**Exercise brief**
Go through the data below and copy it exactly, skipping every picture.

**Data lines**

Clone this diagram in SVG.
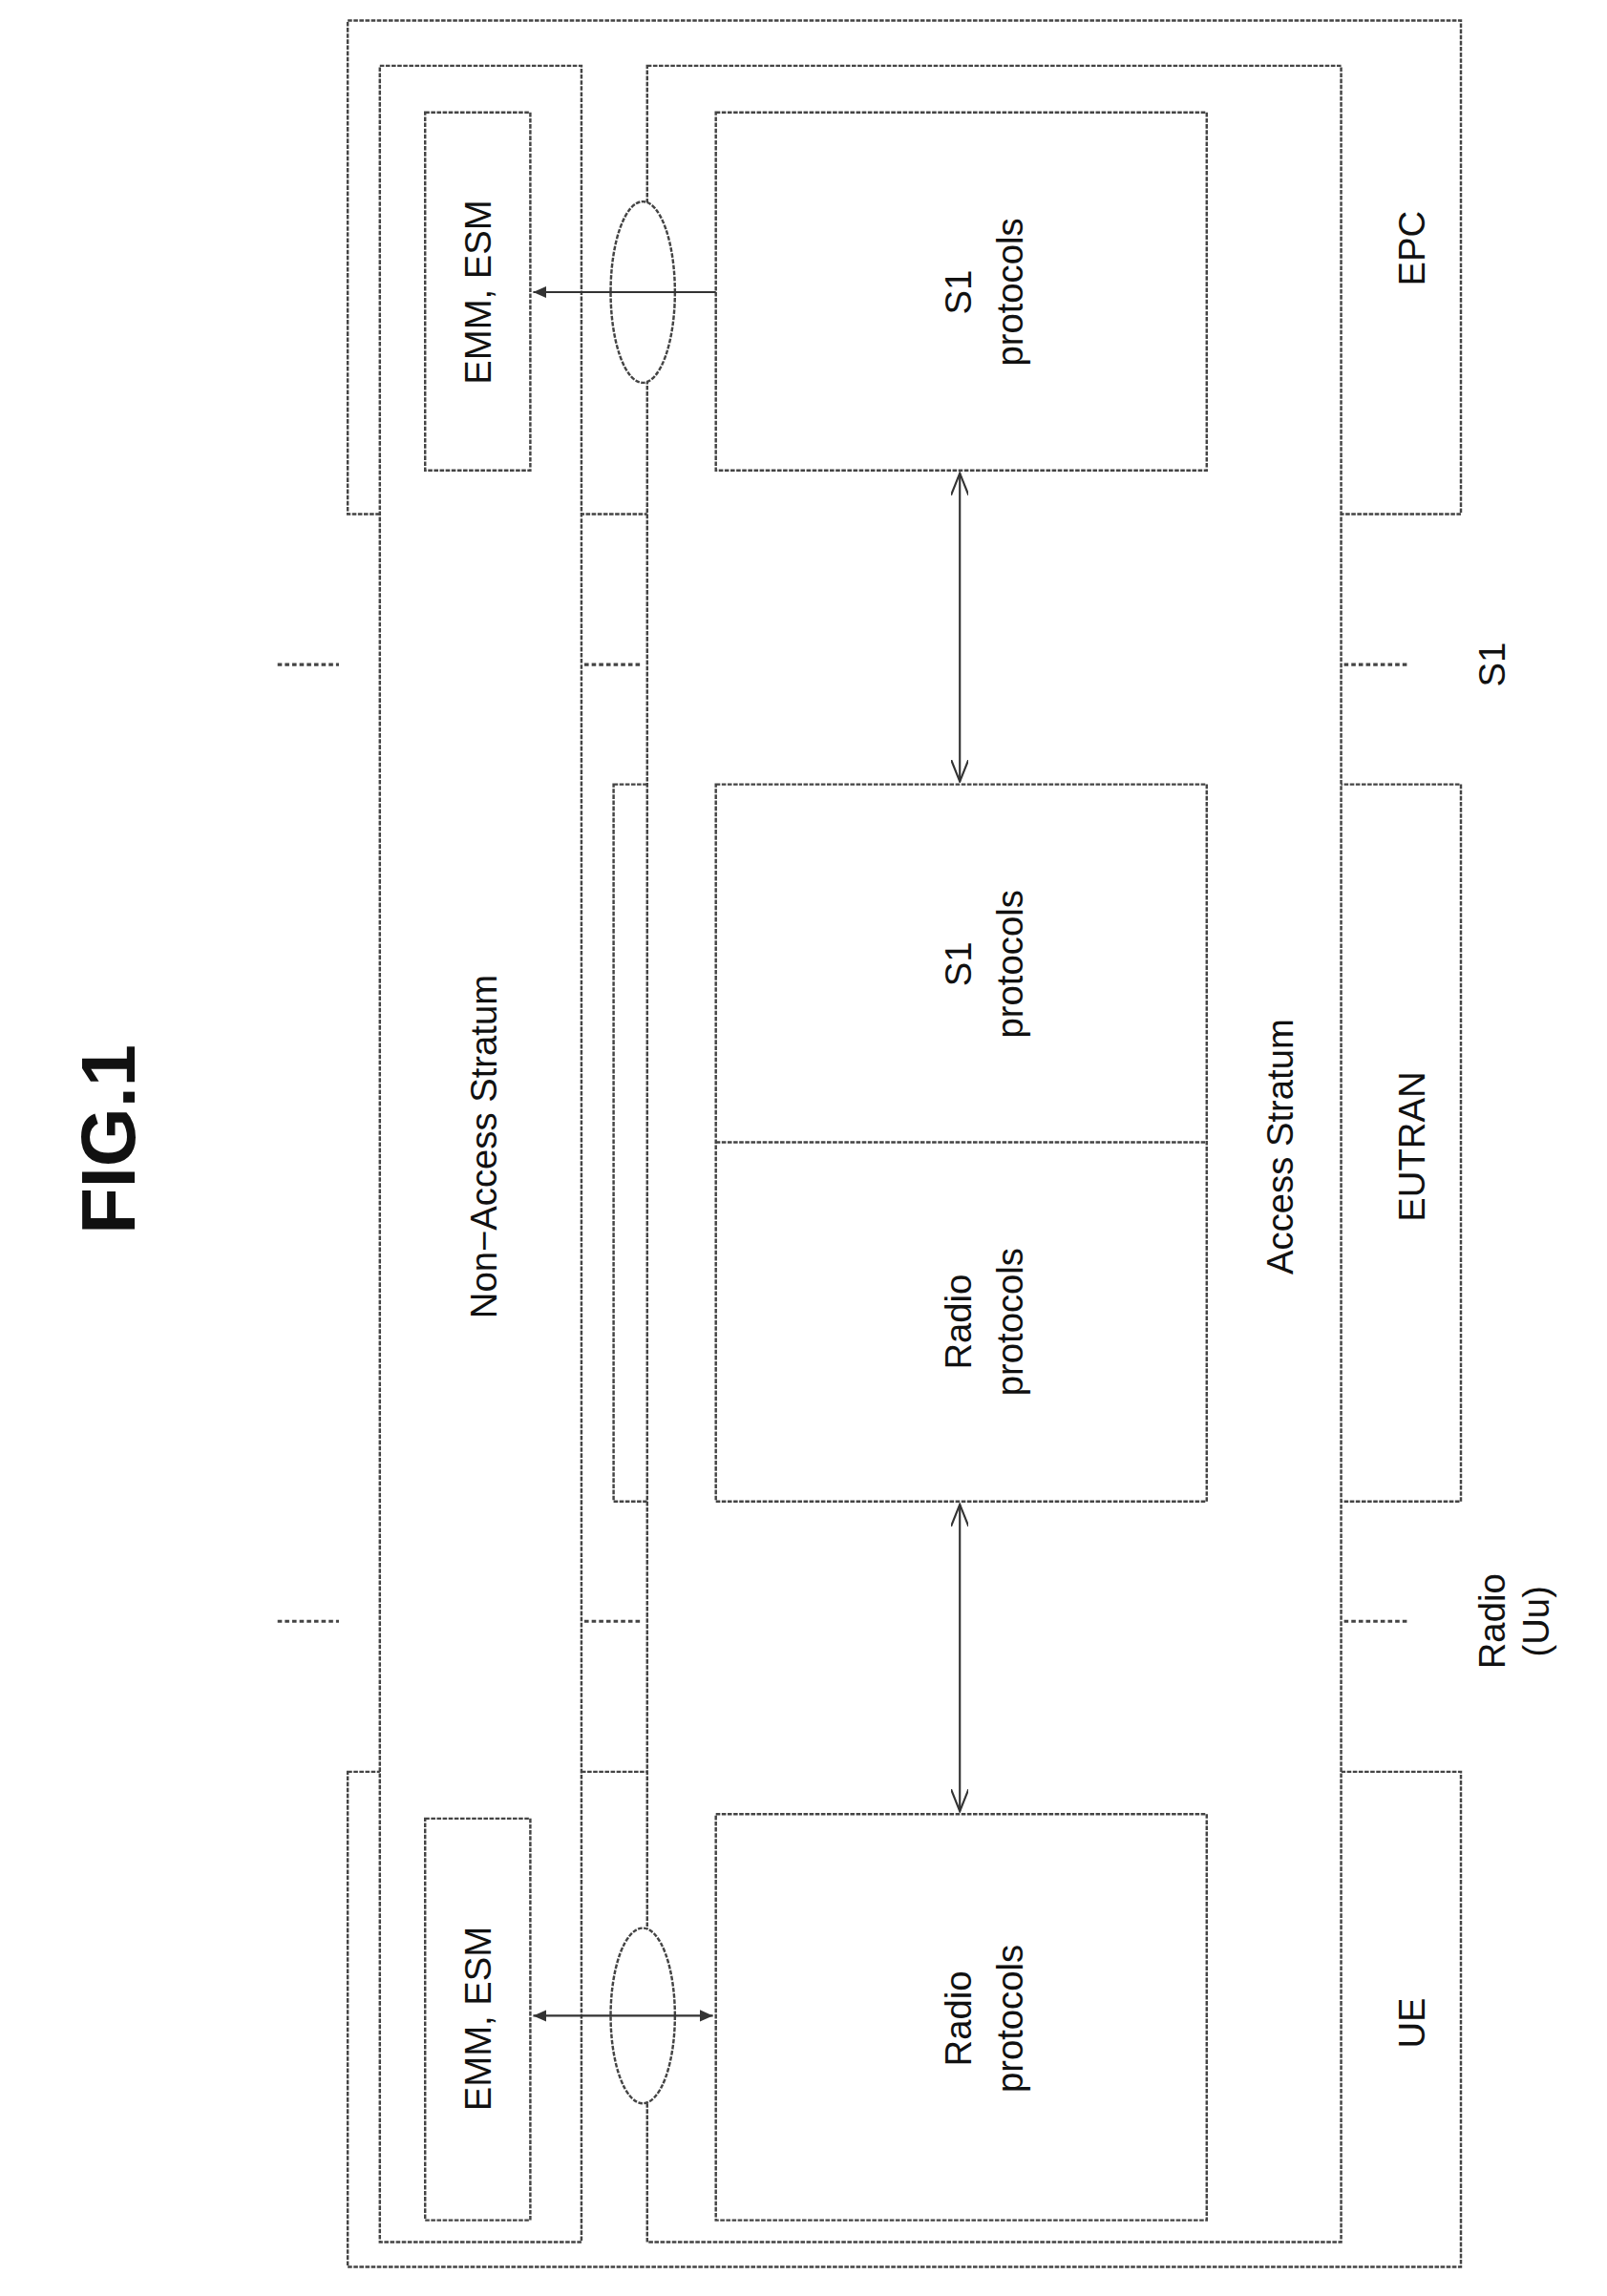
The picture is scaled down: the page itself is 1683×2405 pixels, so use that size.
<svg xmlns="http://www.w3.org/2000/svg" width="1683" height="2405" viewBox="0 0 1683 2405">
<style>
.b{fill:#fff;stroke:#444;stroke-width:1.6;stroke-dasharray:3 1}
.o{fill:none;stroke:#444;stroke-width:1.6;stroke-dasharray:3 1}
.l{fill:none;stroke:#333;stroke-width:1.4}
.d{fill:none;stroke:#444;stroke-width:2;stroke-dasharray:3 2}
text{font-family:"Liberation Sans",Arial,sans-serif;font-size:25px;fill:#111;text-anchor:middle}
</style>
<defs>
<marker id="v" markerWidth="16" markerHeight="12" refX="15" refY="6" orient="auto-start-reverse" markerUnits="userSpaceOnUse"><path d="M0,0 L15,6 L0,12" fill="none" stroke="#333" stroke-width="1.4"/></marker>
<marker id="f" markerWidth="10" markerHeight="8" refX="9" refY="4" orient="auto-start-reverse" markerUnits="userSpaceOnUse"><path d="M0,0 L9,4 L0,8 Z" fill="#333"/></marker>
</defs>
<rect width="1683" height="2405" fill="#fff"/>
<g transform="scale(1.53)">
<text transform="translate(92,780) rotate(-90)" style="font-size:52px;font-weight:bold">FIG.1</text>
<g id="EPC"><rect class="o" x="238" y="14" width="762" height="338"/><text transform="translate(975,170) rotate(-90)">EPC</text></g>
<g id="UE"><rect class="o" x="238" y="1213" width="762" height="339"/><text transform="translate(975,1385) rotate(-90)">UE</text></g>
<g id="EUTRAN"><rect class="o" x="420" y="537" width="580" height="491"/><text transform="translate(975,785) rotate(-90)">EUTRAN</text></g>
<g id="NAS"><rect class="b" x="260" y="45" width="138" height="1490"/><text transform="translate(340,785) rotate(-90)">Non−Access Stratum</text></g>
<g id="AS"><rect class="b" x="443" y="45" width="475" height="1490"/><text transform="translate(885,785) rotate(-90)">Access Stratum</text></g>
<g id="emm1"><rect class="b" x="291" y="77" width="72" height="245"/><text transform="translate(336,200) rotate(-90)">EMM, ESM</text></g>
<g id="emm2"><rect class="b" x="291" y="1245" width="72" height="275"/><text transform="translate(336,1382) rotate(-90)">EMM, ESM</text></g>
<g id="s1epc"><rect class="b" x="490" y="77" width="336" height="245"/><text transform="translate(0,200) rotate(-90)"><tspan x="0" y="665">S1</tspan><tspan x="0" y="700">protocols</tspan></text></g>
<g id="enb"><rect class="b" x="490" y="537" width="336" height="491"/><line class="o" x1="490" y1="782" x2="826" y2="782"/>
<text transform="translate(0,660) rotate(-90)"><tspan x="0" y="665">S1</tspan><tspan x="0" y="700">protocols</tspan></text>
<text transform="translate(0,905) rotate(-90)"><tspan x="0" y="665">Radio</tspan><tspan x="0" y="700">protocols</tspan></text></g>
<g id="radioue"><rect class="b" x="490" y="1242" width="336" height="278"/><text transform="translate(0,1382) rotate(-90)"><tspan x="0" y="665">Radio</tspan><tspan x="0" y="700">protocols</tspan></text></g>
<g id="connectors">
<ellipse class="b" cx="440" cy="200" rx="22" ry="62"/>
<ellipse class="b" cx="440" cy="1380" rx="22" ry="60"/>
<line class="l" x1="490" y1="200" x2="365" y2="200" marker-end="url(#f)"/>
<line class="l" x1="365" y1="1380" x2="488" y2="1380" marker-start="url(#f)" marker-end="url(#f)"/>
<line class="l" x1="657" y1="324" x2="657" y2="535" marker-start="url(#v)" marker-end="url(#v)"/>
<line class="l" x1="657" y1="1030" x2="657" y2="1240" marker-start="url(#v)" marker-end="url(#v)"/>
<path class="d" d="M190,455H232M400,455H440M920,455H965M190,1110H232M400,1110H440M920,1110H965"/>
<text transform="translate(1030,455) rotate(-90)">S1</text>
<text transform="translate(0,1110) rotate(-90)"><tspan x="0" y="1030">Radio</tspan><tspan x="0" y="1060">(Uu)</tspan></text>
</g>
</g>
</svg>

**Written response**
Clone this diagram in SVG.
The picture is scaled down: the page itself is 1683×2405 pixels, so use that size.
<svg xmlns="http://www.w3.org/2000/svg" width="1683" height="2405" viewBox="0 0 1683 2405">
<style>
.b{fill:#fff;stroke:#444;stroke-width:1.6;stroke-dasharray:3 1}
.o{fill:none;stroke:#444;stroke-width:1.6;stroke-dasharray:3 1}
.l{fill:none;stroke:#333;stroke-width:1.4}
.d{fill:none;stroke:#444;stroke-width:2;stroke-dasharray:3 2}
text{font-family:"Liberation Sans",Arial,sans-serif;font-size:25px;fill:#111;text-anchor:middle}
</style>
<defs>
<marker id="v" markerWidth="16" markerHeight="12" refX="15" refY="6" orient="auto-start-reverse" markerUnits="userSpaceOnUse"><path d="M0,0 L15,6 L0,12" fill="none" stroke="#333" stroke-width="1.4"/></marker>
<marker id="f" markerWidth="10" markerHeight="8" refX="9" refY="4" orient="auto-start-reverse" markerUnits="userSpaceOnUse"><path d="M0,0 L9,4 L0,8 Z" fill="#333"/></marker>
</defs>
<rect width="1683" height="2405" fill="#fff"/>
<g transform="scale(1.53)">
<text transform="translate(92,780) rotate(-90)" style="font-size:52px;font-weight:bold">FIG.1</text>
<g id="EPC"><rect class="o" x="238" y="14" width="762" height="338"/><text transform="translate(975,170) rotate(-90)">EPC</text></g>
<g id="UE"><rect class="o" x="238" y="1213" width="762" height="339"/><text transform="translate(975,1385) rotate(-90)">UE</text></g>
<g id="EUTRAN"><rect class="o" x="420" y="537" width="580" height="491"/><text transform="translate(975,785) rotate(-90)">EUTRAN</text></g>
<g id="NAS"><rect class="b" x="260" y="45" width="138" height="1490"/><text transform="translate(340,785) rotate(-90)">Non−Access Stratum</text></g>
<g id="AS"><rect class="b" x="443" y="45" width="475" height="1490"/><text transform="translate(885,785) rotate(-90)">Access Stratum</text></g>
<g id="emm1"><rect class="b" x="291" y="77" width="72" height="245"/><text transform="translate(336,200) rotate(-90)">EMM, ESM</text></g>
<g id="emm2"><rect class="b" x="291" y="1245" width="72" height="275"/><text transform="translate(336,1382) rotate(-90)">EMM, ESM</text></g>
<g id="s1epc"><rect class="b" x="490" y="77" width="336" height="245"/><text transform="translate(0,200) rotate(-90)"><tspan x="0" y="665">S1</tspan><tspan x="0" y="700">protocols</tspan></text></g>
<g id="enb"><rect class="b" x="490" y="537" width="336" height="491"/><line class="o" x1="490" y1="782" x2="826" y2="782"/>
<text transform="translate(0,660) rotate(-90)"><tspan x="0" y="665">S1</tspan><tspan x="0" y="700">protocols</tspan></text>
<text transform="translate(0,905) rotate(-90)"><tspan x="0" y="665">Radio</tspan><tspan x="0" y="700">protocols</tspan></text></g>
<g id="radioue"><rect class="b" x="490" y="1242" width="336" height="278"/><text transform="translate(0,1382) rotate(-90)"><tspan x="0" y="665">Radio</tspan><tspan x="0" y="700">protocols</tspan></text></g>
<g id="connectors">
<ellipse class="b" cx="440" cy="200" rx="22" ry="62"/>
<ellipse class="b" cx="440" cy="1380" rx="22" ry="60"/>
<line class="l" x1="490" y1="200" x2="365" y2="200" marker-end="url(#f)"/>
<line class="l" x1="365" y1="1380" x2="488" y2="1380" marker-start="url(#f)" marker-end="url(#f)"/>
<line class="l" x1="657" y1="324" x2="657" y2="535" marker-start="url(#v)" marker-end="url(#v)"/>
<line class="l" x1="657" y1="1030" x2="657" y2="1240" marker-start="url(#v)" marker-end="url(#v)"/>
<path class="d" d="M190,455H232M400,455H440M920,455H965M190,1110H232M400,1110H440M920,1110H965"/>
<text transform="translate(1030,455) rotate(-90)">S1</text>
<text transform="translate(0,1110) rotate(-90)"><tspan x="0" y="1030">Radio</tspan><tspan x="0" y="1060">(Uu)</tspan></text>
</g>
</g>
</svg>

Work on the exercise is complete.